▶ _DATASET EXCERPT_:
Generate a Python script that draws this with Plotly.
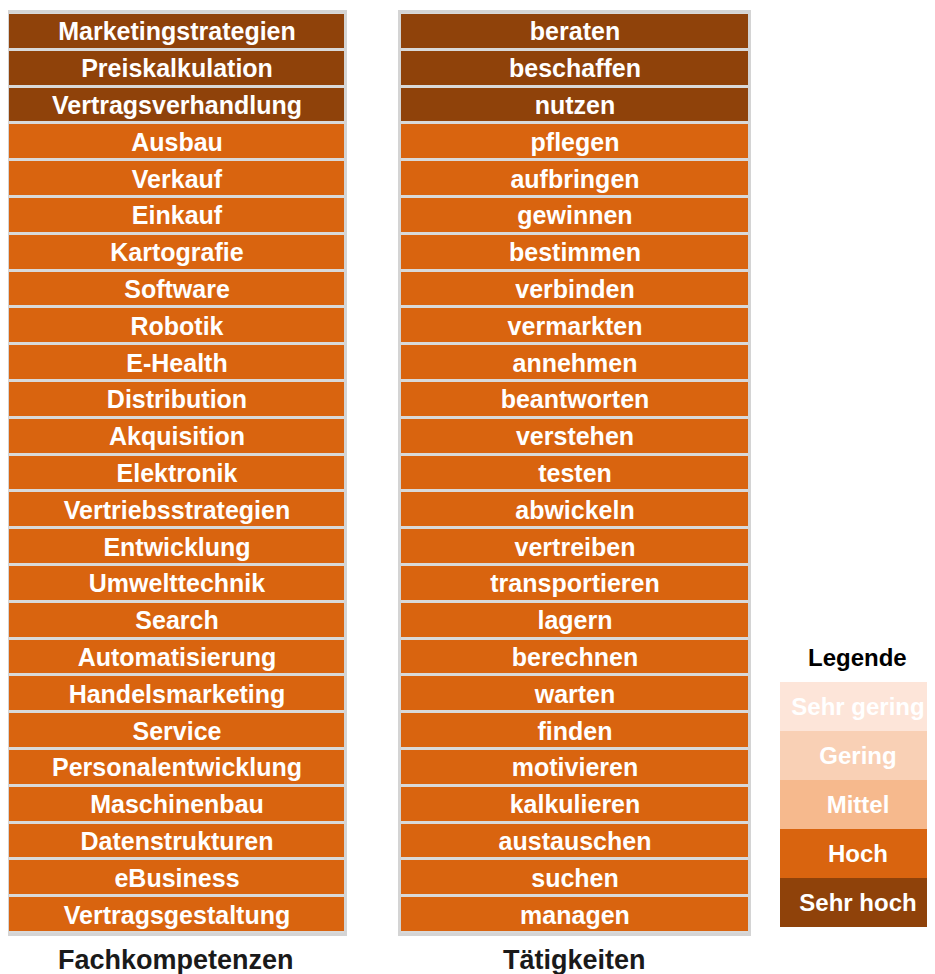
import plotly.graph_objects as go

# Fachkompetenzen (left column) and their levels: 5 = Sehr hoch, 4 = Hoch
fach = ["Marketingstrategien", "Preiskalkulation", "Vertragsverhandlung", "Ausbau", "Verkauf",
        "Einkauf", "Kartografie", "Software", "Robotik", "E-Health", "Distribution",
        "Akquisition", "Elektronik", "Vertriebsstrategien", "Entwicklung", "Umwelttechnik",
        "Search", "Automatisierung", "Handelsmarketing", "Service", "Personalentwicklung",
        "Maschinenbau", "Datenstrukturen", "eBusiness", "Vertragsgestaltung"]
fach_level = [5, 5, 5] + [4] * 22

# Tätigkeiten (right column)
taet = ["beraten", "beschaffen", "nutzen", "pflegen", "aufbringen", "gewinnen", "bestimmen",
        "verbinden", "vermarkten", "annehmen", "beantworten", "verstehen", "testen",
        "abwickeln", "vertreiben", "transportieren", "lagern", "berechnen", "warten",
        "finden", "motivieren", "kalkulieren", "austauschen", "suchen", "managen"]
taet_level = [5, 5, 5] + [4] * 22

# legend
leg_labels = ["Sehr gering", "Gering", "Mittel", "Hoch", "Sehr hoch"]
leg_level = [1, 2, 3, 4, 5]
level_colors = ["#fde5d9", "#f9d0b5", "#f6b98d", "#d9640f", "#8f420a"]

cscale = []
for i, c in enumerate(level_colors):
    cscale.append([i / 5, c])
    cscale.append([(i + 1) / 5, c])

# page body has an 8px margin, so figure coords = screen coords - 8
OFF = 8
W, H = 927, 966
FONT = "Liberation Sans, Arial"


def xd(a, b):
    return [max(0, (a - OFF) / W), min(1, (b - OFF) / W)]


def yd(top, bottom):
    return [max(0, 1 - (bottom - OFF) / H), min(1, 1 - (top - OFF) / H)]


fig = go.Figure()

cols = [(fach, fach_level, "x", "y"), (taet, taet_level, "x2", "y2")]
for names, lev, xa, ya in cols:
    fig.add_trace(go.Heatmap(
        z=[[v] for v in lev], text=[[n] for n in names],
        x=[0], y=list(range(len(names))),
        texttemplate="<b>%{text}</b>",
        textfont=dict(family=FONT, size=25, color="white"),
        colorscale=cscale, zmin=0.5, zmax=5.5, showscale=False,
        ygap=3, hoverinfo="text", xaxis=xa, yaxis=ya,
    ))

fig.add_trace(go.Heatmap(
    z=[[v] for v in leg_level], text=[[n] for n in leg_labels],
    x=[0], y=list(range(len(leg_labels))),
    texttemplate="<b>%{text}</b>",
    textfont=dict(family=FONT, size=24, color="white"),
    colorscale=cscale, zmin=0.5, zmax=5.5, showscale=False,
    hoverinfo="text", xaxis="x3", yaxis="y3",
))

ax_common = dict(showticklabels=False, showgrid=False, zeroline=False, ticks="",
                 fixedrange=True)
frame = dict(showline=True, linecolor="#d4d4d4", linewidth=3, mirror=True)

fig.update_layout(
    width=W, height=H,
    margin=dict(l=0, r=0, t=0, b=0),
    paper_bgcolor="white", plot_bgcolor="#d9d9d9",
    xaxis=dict(domain=xd(9, 344), range=[-0.5, 0.5], **ax_common, **frame),
    yaxis=dict(domain=yd(13, 933), range=[24.5, -0.5], **ax_common, **frame),
    xaxis2=dict(domain=xd(401, 748), range=[-0.5, 0.5], anchor="y2", **ax_common, **frame),
    yaxis2=dict(domain=yd(13, 933), range=[24.5, -0.5], anchor="x2", **ax_common, **frame),
    xaxis3=dict(domain=xd(780, 935), range=[-0.5, 0.5], anchor="y3", **ax_common),
    yaxis3=dict(domain=yd(682, 927), range=[4.5, -0.5], anchor="x3", **ax_common),
    annotations=[
        dict(text="<b>Fachkompetenzen</b>", x=(176 - OFF) / W, y=1 - (960 - OFF) / H,
             xref="paper", yref="paper", xanchor="center", yanchor="middle", showarrow=False,
             font=dict(family=FONT, size=27, color="#1a1a1a")),
        dict(text="<b>Tätigkeiten</b>", x=(574 - OFF) / W, y=1 - (960 - OFF) / H,
             xref="paper", yref="paper", xanchor="center", yanchor="middle", showarrow=False,
             font=dict(family=FONT, size=27, color="#1a1a1a")),
        dict(text="<b>Legende</b>", x=(857 - OFF) / W, y=1 - (657 - OFF) / H,
             xref="paper", yref="paper", xanchor="center", yanchor="middle", showarrow=False,
             font=dict(family=FONT, size=24, color="black")),
    ],
)

fig.write_html("out.html")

▶ _YOUR OBJECTIVE_: Leave out the pictures. Transcribe only the lines above, from the first through the one that contains "import plotly.graph_objects as go".

▶ _SOLUTION FOR THIS EXERCISE_:
Generate a Python script that draws this with Plotly.
import plotly.graph_objects as go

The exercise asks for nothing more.